Instruction => Retype all material exactly. Pictures stay out of the copy.

****************************************

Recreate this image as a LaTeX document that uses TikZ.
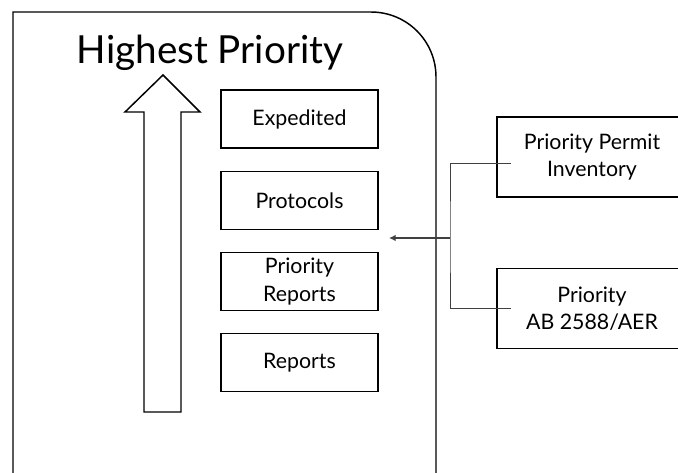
\documentclass[tikz,border=0pt]{standalone}
\usepackage{fontspec}
\setmainfont{Lato}
\usetikzlibrary{arrows.meta}
\tikzset{
  box/.style={draw,line width=1.1pt,minimum width=117.75pt,minimum height=43.5pt,
    align=center,inner sep=0pt,font=\fontsize{16}{20.5}\selectfont},
  sidebox/.style={box,minimum width=142.5pt,minimum height=60pt},
  link/.style={black!75,line width=0.7pt}
}
\begin{document}
\begin{tikzpicture}[x=0.75pt,y=-0.75pt] % pixel grid 678 x 472
  \useasboundingbox (0,0) rectangle (678,472);
  \clip (0,0) rectangle (678,472);
  \draw[line width=1.1pt] (13,490) -- (13,12) -- (371,12)
    .. controls (407,12) and (436,41) .. (436,77) -- (436,490);
  \draw (210,63) node[anchor=base,font=\fontsize{29}{34}\selectfont] {Highest Priority};
  \draw[line width=1.1pt] (144,412) -- (144,112) -- (125,112) -- (163,75)
    -- (200,112) -- (181,112) -- (181,412) -- cycle;
  \node[box] (exp) at (299.5,119) {Expedited};
  \node[box] (prot) at (299.5,200.5) {Protocols};
  \node[box] (prep) at (299.5,281.5) {Priority\\Reports};
  \node[box] (rep) at (299.5,362.5) {Reports};
  \node[sidebox] (ppi) at (592,157) {Priority Permit\\Inventory};
  \node[sidebox] (aer) at (592,308.5) {Priority\\AB 2588/AER};
  \coordinate (join) at (450,238);
  \coordinate (tip) at (389,238);
  \draw[link] ([xshift=11pt,yshift=-4.5pt]ppi.west) -| (join) |- ([xshift=11pt]aer.west);
  \draw[link,line width=1pt,-{Latex[length=5pt,width=5pt]}] (join) -- (tip);
\end{tikzpicture}
\end{document}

****************************************

Problem solution =>
Recreate this image as a LaTeX document that uses TikZ.
\documentclass[tikz,border=0pt]{standalone}
\usepackage{fontspec}
\setmainfont{Lato}
\usetikzlibrary{arrows.meta}
\tikzset{
  box/.style={draw,line width=1.1pt,minimum width=117.75pt,minimum height=43.5pt,
    align=center,inner sep=0pt,font=\fontsize{16}{20.5}\selectfont},
  sidebox/.style={box,minimum width=142.5pt,minimum height=60pt},
  link/.style={black!75,line width=0.7pt}
}
\begin{document}
\begin{tikzpicture}[x=0.75pt,y=-0.75pt] % pixel grid 678 x 472
  \useasboundingbox (0,0) rectangle (678,472);
  \clip (0,0) rectangle (678,472);
  \draw[line width=1.1pt] (13,490) -- (13,12) -- (371,12)
    .. controls (407,12) and (436,41) .. (436,77) -- (436,490);
  \draw (210,63) node[anchor=base,font=\fontsize{29}{34}\selectfont] {Highest Priority};
  \draw[line width=1.1pt] (144,412) -- (144,112) -- (125,112) -- (163,75)
    -- (200,112) -- (181,112) -- (181,412) -- cycle;
  \node[box] (exp) at (299.5,119) {Expedited};
  \node[box] (prot) at (299.5,200.5) {Protocols};
  \node[box] (prep) at (299.5,281.5) {Priority\\Reports};
  \node[box] (rep) at (299.5,362.5) {Reports};
  \node[sidebox] (ppi) at (592,157) {Priority Permit\\Inventory};
  \node[sidebox] (aer) at (592,308.5) {Priority\\AB 2588/AER};
  \coordinate (join) at (450,238);
  \coordinate (tip) at (389,238);
  \draw[link] ([xshift=11pt,yshift=-4.5pt]ppi.west) -| (join) |- ([xshift=11pt]aer.west);
  \draw[link,line width=1pt,-{Latex[length=5pt,width=5pt]}] (join) -- (tip);
\end{tikzpicture}
\end{document}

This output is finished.